Firefighters are currently back burning around the perimeter of Happy Valley and pilots are dropping water onto the flames out of planes.
The NSW Rural Fire Service large air tanker, the Marie Bashir, is also flying to Queensland to help with water-bombing efforts in the island, also known as K'gari.
“Conditions are now very dangerous and firefighters may soon be unable to prevent the fire advancing,” the QFES said.
“The fire may pose a threat to all lives directly in its path. Fire crews may not be able to protect your property.
“You should not expect a firefighter at your door: act now.”

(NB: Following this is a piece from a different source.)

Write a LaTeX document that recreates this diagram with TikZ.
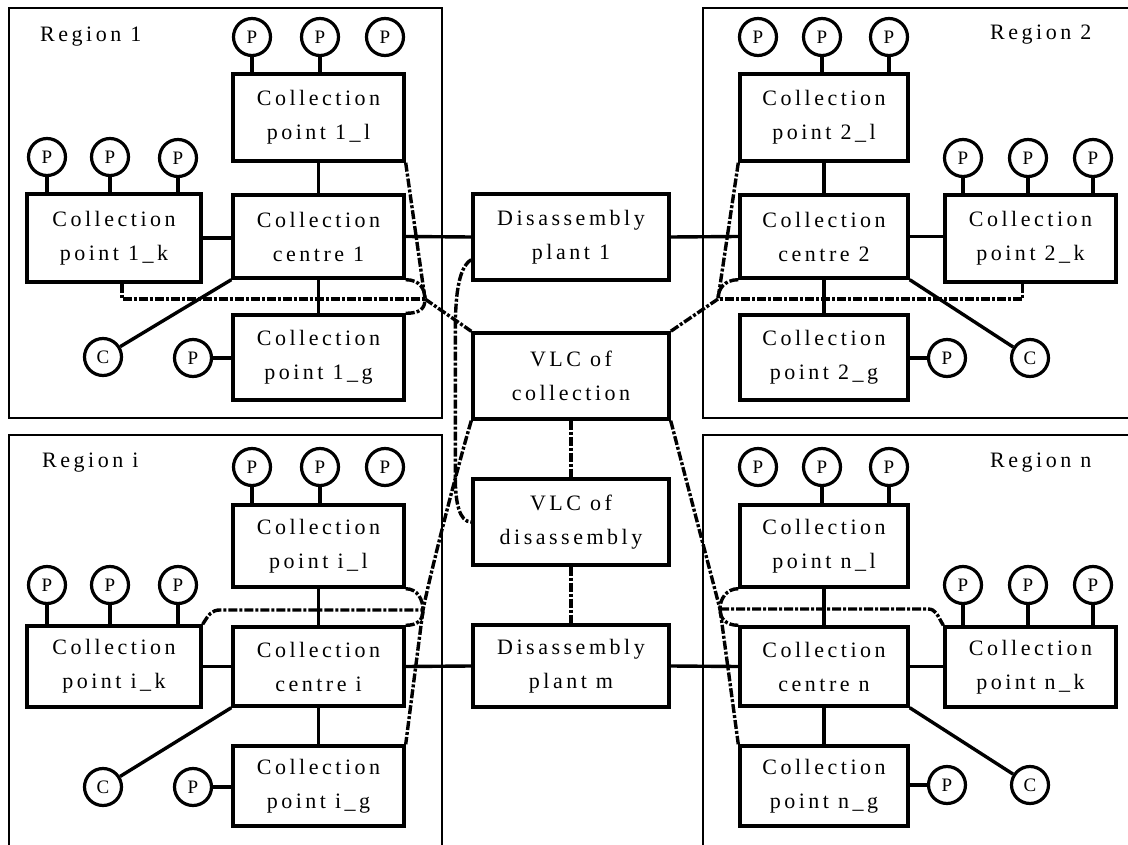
\documentclass[tikz,border=0pt]{standalone}
\usepackage{fontspec}
\setmainfont{Liberation Serif}
\newfontfamily\spc[LetterSpace=16]{Liberation Serif}
\begin{document}
\begin{tikzpicture}[x=1pt,y=-1pt,
  bx/.style={draw, fill=white, line width=3.4pt, inner sep=0pt, align=center, font=\spc\fontsize{22}{34}\selectfont},
  pc/.style={draw, fill=white, circle, line width=3.2pt, minimum size=37pt, inner sep=0pt, font=\fontsize{19}{19}\selectfont},
  ln/.style={line width=3.4pt},
  flow/.style={line width=3.4pt, dash pattern=on 9pt off 2pt on 3pt off 2pt},
  region/.style={line width=1.6pt},
  lab/.style={font=\spc\fontsize{22}{22}\selectfont, anchor=base west, inner sep=0pt}
]
\useasboundingbox (0,0) rectangle (1128,845);
\clip (0,0) rectangle (1128,845);

% regions
\draw[region] (9,8) rectangle (442,418);
\draw[region] (703,8) rectangle (1140,418);
\draw[region] (9,435) rectangle (442,860);
\draw[region] (703,435) rectangle (1140,860);
\node[lab] (r1) at (40,42) {Region 1};
\node[lab] (r2) at (990,40) {Region 2};
\node[lab] (ri) at (42,467) {Region i};
\node[lab] (rn) at (990,467) {Region n};

% boxes region 1
\node[bx, minimum width=171pt, minimum height=87pt] (p1l) at (318.5,117.5) {Collection\\point 1\_l};
\node[bx, minimum width=171pt, minimum height=83pt] (cc1) at (318.5,236.5) {Collection\\centre 1};
\node[bx, minimum width=174pt, minimum height=88pt] (p1k) at (114,238) {Collection\\point 1\_k};
\node[bx, minimum width=171pt, minimum height=85pt] (p1g) at (318.5,357.5) {Collection\\point 1\_g};
% region 2
\node[bx, minimum width=168pt, minimum height=87pt] (p2l) at (824,117.5) {Collection\\point 2\_l};
\node[bx, minimum width=168pt, minimum height=83pt] (cc2) at (824,236.5) {Collection\\centre 2};
\node[bx, minimum width=171pt, minimum height=87pt] (p2k) at (1030.5,238.5) {Collection\\point 2\_k};
\node[bx, minimum width=168pt, minimum height=85pt] (p2g) at (824,357.5) {Collection\\point 2\_g};
% region i
\node[bx, minimum width=171pt, minimum height=82pt] (pil) at (318.5,546) {Collection\\point i\_l};
\node[bx, minimum width=171pt, minimum height=79pt] (cci) at (318.5,666.5) {Collection\\centre i};
\node[bx, minimum width=174pt, minimum height=81pt] (pik) at (114,666.5) {Collection\\point i\_k};
\node[bx, minimum width=171pt, minimum height=80pt] (pig) at (318.5,786) {Collection\\point i\_g};
% region n
\node[bx, minimum width=168pt, minimum height=82pt] (pnl) at (824,546) {Collection\\point n\_l};
\node[bx, minimum width=168pt, minimum height=79pt] (ccn) at (824,666.5) {Collection\\centre n};
\node[bx, minimum width=171pt, minimum height=80pt] (pnk) at (1030.5,667) {Collection\\point n\_k};
\node[bx, minimum width=168pt, minimum height=80pt] (png) at (824,786) {Collection\\point n\_g};
% centre column
\node[bx, minimum width=196pt, minimum height=86pt] (dp1) at (571,237) {Disassembly\\plant 1};
\node[bx, minimum width=196pt, minimum height=86pt] (vc) at (571,376) {VLC of\\collection};
\node[bx, minimum width=196pt, minimum height=86pt] (vcd) at (571,522) {VLC of\\disassembly};
\node[bx, minimum width=196pt, minimum height=82pt] (dpm) at (571,666) {Disassembly\\plant m};

% circles
\foreach \n/\x/\y in {t1a/252/37, t1b/320/37, t1c/385/37, k1a/47/157, k1b/110/157, k1c/178/158,
  t2a/758/37, t2b/822/37, t2c/889/37, k2a/963/158, k2b/1028/158, k2c/1093/158,
  tia/252/467, tib/320/467, tic/385/467, kia/47/585, kib/110/585, kic/178/585,
  tna/758/467, tnb/822/467, tnc/889/467, kna/963/585, knb/1028/585, knc/1093/585,
  g1/193/358, g2/947/358, gi/193/787, gn/947/785}
  \node[pc] (\n) at (\x,\y) {P};
\node[pc] (C1) at (103,357) {C};
\node[pc] (C2) at (1030,358) {C};
\node[pc] (Ci) at (103,787) {C};
\node[pc] (Cn) at (1030,785) {C};

% convergence points
\coordinate (c1) at (425,299);
\coordinate (c2) at (718,299);
\coordinate (ci) at (423,610);
\coordinate (cn) at (720,609);

% solid links
\foreach \p/\b in {t1a/p1l, t1b/p1l, k1a/p1k, k1b/p1k, k1c/p1k, t2b/p2l, t2c/p2l, k2a/p2k, k2b/p2k, k2c/p2k,
  tia/pil, tib/pil, kia/pik, kib/pik, kic/pik, tnb/pnl, tnc/pnl, kna/pnk, knb/pnk, knc/pnk}
  \draw[ln] (\p.south) -- (\p.south |- \b.north);
\draw[ln] (cc1.north) -- (p1l.south);
\draw[ln] (cc1.south) -- (p1g.north);
\draw[ln] (p1k.east) -- (p1k.east -| cc1.west);
\draw[ln] (cc1.east) -- (dp1.west);
\draw[ln] (cc1.south west) -- (C1);
\draw[ln] (g1) -- (g1 -| p1g.west);

\draw[ln] (cc2.north) -- (p2l.south);
\draw[ln] (cc2.south) -- (p2g.north);
\draw[ln] (cc2.east) -- (cc2.east -| p2k.west);
\draw[ln] (cc2.west) -- (dp1.east);
\draw[ln] (cc2.south east) -- (C2);
\draw[ln] (g2) -- (g2 -| p2g.east);

\draw[ln] (cci.north) -- (pil.south);
\draw[ln] (cci.south) -- (pig.north);
\draw[ln] (pik.east) -- (pik.east -| cci.west);
\draw[ln] (cci.east) -- (dpm.west);
\draw[ln] (cci.south west) -- (Ci);
\draw[ln] (gi) -- (gi -| pig.west);

\draw[ln] (ccn.north) -- (pnl.south);
\draw[ln] (ccn.south) -- (png.north);
\draw[ln] (ccn.east) -- (ccn.east -| pnk.west);
\draw[ln] (ccn.west) -- (dpm.east);
\draw[ln] (ccn.south east) -- (Cn);
\draw[ln] (gn) -- (gn -| png.east);

% information flows
\draw[flow] (p1l.south east) -- (c1);
\draw[flow] ([xshift=8pt]p1k.south) |- (c1);
\draw[flow] (cc1.south east) .. controls +(14,0) and +(0,-10) .. (c1);
\draw[flow] (p1g.north east) .. controls +(14,0) and +(0,10) .. (c1);
\draw[flow] (c1) -- (vc.north west);
\draw[flow] ([yshift=22pt]dp1.south west) .. controls +(-14,8) and +(0,-30) .. ([xshift=-16pt]vc.north west)
   -- ([xshift=-16pt]vcd.north west) .. controls +(0,25) and +(-12,0) .. (vcd.west);

\draw[flow] (p2l.south west) -- (c2);
\draw[flow] ([xshift=-8pt]p2k.south) |- (c2);
\draw[flow] (cc2.south west) .. controls +(-14,0) and +(0,-10) .. (c2);
\draw[flow] (c2) -- (vc.north east);

\draw[flow] (vc.south west) .. controls +(-12,40) and +(8,-40) .. (ci);
\draw[flow] (ci) -- (pig.north east);
\draw[flow] (pik.north east) .. controls +(6,-10) and +(-8,0) .. ([xshift=-203pt]ci) -- (ci);
\draw[flow] (pil.south east) .. controls +(12,0) and +(0,-10) .. (ci);
\draw[flow] (cci.north east) .. controls +(12,0) and +(0,10) .. (ci);

\draw[flow] (vc.south east) -- (cn);
\draw[flow] (cn) -- (png.north west);
\draw[flow] (pnl.south west) .. controls +(-12,0) and +(0,-10) .. (cn);
\draw[flow] (ccn.north west) .. controls +(-12,0) and +(0,10) .. (cn);
\draw[flow] (cn) -- ([xshift=208pt]cn) .. controls +(8,0) and +(-6,-10) .. (pnk.north west);

\draw[flow] (vc) -- (vcd);
\draw[flow] (vcd) -- (dpm);
\end{tikzpicture}
\end{document}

QFES said power and mobile service could be lost of the coming hours, and people in the area will not be able to see well because of the poor air quality and smoke.
Happy Valley bushfire ‘coming with a vengeance’
Some residents have said they are staying behind to defend their homes against the encroaching inferno.
Elspeth Murray, from the Happy Valley Community Association, said overnight humidity and a drop in the wind had hindered the fire front overnight, but 30 km/h winds were expected on Monday.
“It will be coming at us with a vengeance,” she told Nine's Today program on Sunday.
Ms Murray is staying to defend her home with others in Happy Valley, who she says have been preparing for severe bushfires for 18 months.
She said the community had spent months working on hazard reduction and building fire breaks under the direction of a resident who is former rural fire service inspector and has 30 years experience.
Ms Murray said 10 people had voluntarily evacuated on Sunday, but about 50 people are staying, with the safety of the beach only 200 metres away if conditions deteriorate.
“So no-one is being stupid, we know what we are doing,” she said.
“We have been well-schooled in what often will burn down towns like ours – it's not the flames coming straight at us, but the ember attacks that happen and light up unattended property. So every home has been well and truly cleaned of leaf matter.
“Our garden is looking a lot greener than it should at this time of year only because we have been watering it solidly for the last three weeks to ensure that we don't have dry grass around. Neighbours have looked after neighbours here.”